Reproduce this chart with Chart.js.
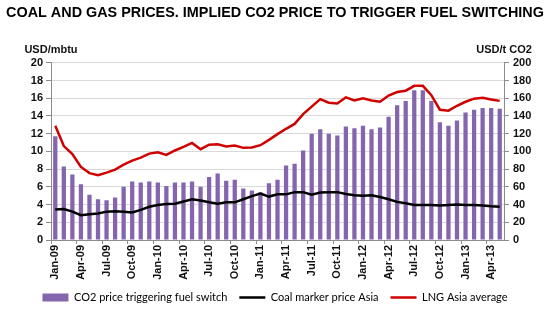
<!DOCTYPE html>
<html>
<head>
<meta charset="utf-8">
<script src="https://cdn.jsdelivr.net/npm/chart.js@4.4.0/dist/chart.umd.min.js"></script>
<style>
	html, body { margin: 0; padding: 0; background: #fff; }
	#root { width: 550px; height: 328px; }
</style>
</head>
<body>
<div id="root"><canvas id="main-chart" width="550" height="328"></canvas></div>
<script>
// months Jan-09 .. May-13
var monthNames = ['Jan', 'Feb', 'Mar', 'Apr', 'May', 'Jun', 'Jul', 'Aug', 'Sep', 'Oct', 'Nov', 'Dec'];
var years = ['09', '10', '11', '12', '13'];
var lastMonthIndex = 4; // May-13

// CO2 price triggering fuel switch, USD/tCO2 (right axis)
var co2Switch = [
	117, 83, 74, 63, 51, 46, 45, 48, 60, 66, 65, 66,
	65, 61, 65, 65, 66, 60, 71, 75, 67, 68, 58, 56,
	54, 64, 68, 84, 86, 101, 120, 125, 120, 118, 128, 126,
	129, 125, 127, 139, 152, 157, 169, 169, 157, 133, 129, 135,
	144, 147, 149, 149, 148
];
// Coal marker price Asia, USD/mbtu
var coalAsia = [
	3.45, 3.5, 3.2, 2.8, 2.9, 3.0, 3.2, 3.25, 3.2, 3.1, 3.4, 3.75,
	3.95, 4.05, 4.1, 4.35, 4.6, 4.45, 4.25, 4.1, 4.25, 4.25, 4.6, 4.95,
	5.25, 4.9, 5.15, 5.15, 5.4, 5.4, 5.1, 5.35, 5.4, 5.4, 5.2, 5.05,
	5.0, 5.05, 4.85, 4.6, 4.3, 4.15, 3.95, 3.95, 3.95, 3.9, 3.95, 4.0,
	3.95, 3.95, 3.9, 3.8, 3.75
];
// LNG Asia average, USD/mbtu
var lngAsia = [
	12.9, 10.6, 9.7, 8.25, 7.55, 7.3, 7.6, 7.95, 8.5, 8.95, 9.3, 9.75,
	9.9, 9.6, 10.1, 10.5, 10.95, 10.25, 10.75, 10.8, 10.55, 10.65, 10.4, 10.45,
	10.7, 11.3, 11.95, 12.55, 13.1, 14.2, 15.05, 15.9, 15.5, 15.4, 16.1, 15.75,
	16.0, 15.75, 15.6, 16.3, 16.7, 16.85, 17.4, 17.4, 16.35, 14.7, 14.6, 15.15,
	15.6, 15.95, 16.05, 15.85, 15.7
];

var leftTicks = { min: 0, max: 20, step: 2 };
var rightTicks = { min: 0, max: 200, step: 20 };

var labels = [];
years.forEach(function(y, yi) {
	monthNames.forEach(function(m, mi) {
		if (yi === years.length - 1 && mi > lastMonthIndex) return;
		labels.push(m + '-' + y);
	});
});

var txt = '#111';
var gridCol = '#d9d9d9';
var axisCol = '#8c8c8c';
var sans = '"Liberation Sans", Arial, sans-serif';

// unit labels above both axes
var axisTitles = {
	id: 'axisTitles',
	afterDraw: function(chart) {
		var c = chart.ctx;
		c.save();
		c.font = 'bold 11px ' + sans;
		c.fillStyle = txt;
		c.textAlign = 'center';
		c.textBaseline = 'middle';
		c.fillText('USD/mbtu', chart.scales.y.right, 50);
		c.fillText('USD/t CO2', chart.scales.y1.left, 50);
		c.restore();
	}
};

var ctx = document.getElementById('main-chart');
var chart = new Chart(ctx, {
	type: 'bar',
	data: {
		labels: labels,
		datasets: [{
			type: 'bar',
			label: 'CO2 price triggering fuel switch',
			data: co2Switch,
			yAxisID: 'y1',
			backgroundColor: '#8566ae',
			borderWidth: 0,
			barPercentage: 0.5,
			categoryPercentage: 1,
			order: 3
		}, {
			type: 'line',
			label: 'Coal marker price Asia',
			data: coalAsia,
			yAxisID: 'y',
			borderColor: '#000',
			backgroundColor: '#000',
			borderWidth: 2.5,
			pointRadius: 0,
			tension: 0,
			order: 2
		}, {
			type: 'line',
			label: 'LNG Asia average',
			data: lngAsia,
			yAxisID: 'y',
			borderColor: '#d00000',
			backgroundColor: '#d00000',
			borderWidth: 2.5,
			pointRadius: 0,
			tension: 0,
			order: 1
		}]
	},
	options: {
		responsive: false,
		animation: false,
		layout: { padding: { left: 0, right: 0, top: 0, bottom: 15 } },
		plugins: {
			tooltip: { enabled: false },
			title: {
				display: true,
				text: 'COAL AND GAS PRICES. IMPLIED CO2 PRICE TO TRIGGER FUEL SWITCHING',
				color: '#000',
				font: { family: sans, size: 14.4, weight: 'bold' },
				padding: { top: 4, bottom: 41.5 }
			},
			legend: {
				position: 'bottom',
				labels: {
					usePointStyle: true,
					pointStyleWidth: 26,
					boxHeight: 8,
					padding: 12,
					color: '#000',
					font: { family: 'Lato, sans-serif', size: 11 },
					sort: function(a, b) { return a.datasetIndex - b.datasetIndex; },
					generateLabels: function(chart) {
						var items = Chart.defaults.plugins.legend.labels.generateLabels(chart);
						items.forEach(function(it) {
							it.pointStyle = it.datasetIndex === 0 ? 'rect' : 'line';
						});
						return items;
					}
				}
			}
		},
		scales: {
			x: {
				offset: true,
				grid: {
					offset: true,
					drawOnChartArea: false,
					tickLength: 4,
					color: function(c) { return c.index % 3 === 0 ? axisCol : 'rgba(0,0,0,0)'; }
				},
				border: { color: axisCol },
				ticks: {
					autoSkip: false,
					minRotation: 90,
					maxRotation: 90,
					padding: 1,
					color: txt,
					font: { family: sans, size: 11, weight: 'bold' },
					callback: function(val, index) {
						return index % 3 === 0 ? this.getLabelForValue(val) : '';
					}
				},
				afterFit: function(scale) { scale.height = 40; }
			},
			y: {
				position: 'left',
				min: leftTicks.min,
				max: leftTicks.max,
				grid: { color: gridCol, tickColor: axisCol, tickLength: 5 },
				border: { color: axisCol },
				ticks: {
					stepSize: leftTicks.step,
					padding: 3,
					color: txt,
					font: { family: sans, size: 11, weight: 'bold' }
				},
				afterFit: function(scale) { scale.width = 51; }
			},
			y1: {
				position: 'right',
				min: rightTicks.min,
				max: rightTicks.max,
				grid: { drawOnChartArea: false, color: axisCol, tickLength: 5 },
				border: { color: axisCol },
				ticks: {
					stepSize: rightTicks.step,
					padding: 4,
					color: txt,
					font: { family: sans, size: 11, weight: 'bold' }
				},
				afterFit: function(scale) { scale.width = 46; }
			}
		}
	},
	plugins: [axisTitles]
});
</script>
</body>
</html>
+++++
▸ WHAT IS BEING ASKED:
Without any pictures, reproduce the lines from the first one in the material through the line that has "var lastMonthIndex = 4; // May-13", exactly as they appear.

▸ THE COMPLETED TASK:
Reproduce this chart with Chart.js.
<!DOCTYPE html>
<html>
<head>
<meta charset="utf-8">
<script src="https://cdn.jsdelivr.net/npm/chart.js@4.4.0/dist/chart.umd.min.js"></script>
<style>
	html, body { margin: 0; padding: 0; background: #fff; }
	#root { width: 550px; height: 328px; }
</style>
</head>
<body>
<div id="root"><canvas id="main-chart" width="550" height="328"></canvas></div>
<script>
// months Jan-09 .. May-13
var monthNames = ['Jan', 'Feb', 'Mar', 'Apr', 'May', 'Jun', 'Jul', 'Aug', 'Sep', 'Oct', 'Nov', 'Dec'];
var years = ['09', '10', '11', '12', '13'];
var lastMonthIndex = 4; // May-13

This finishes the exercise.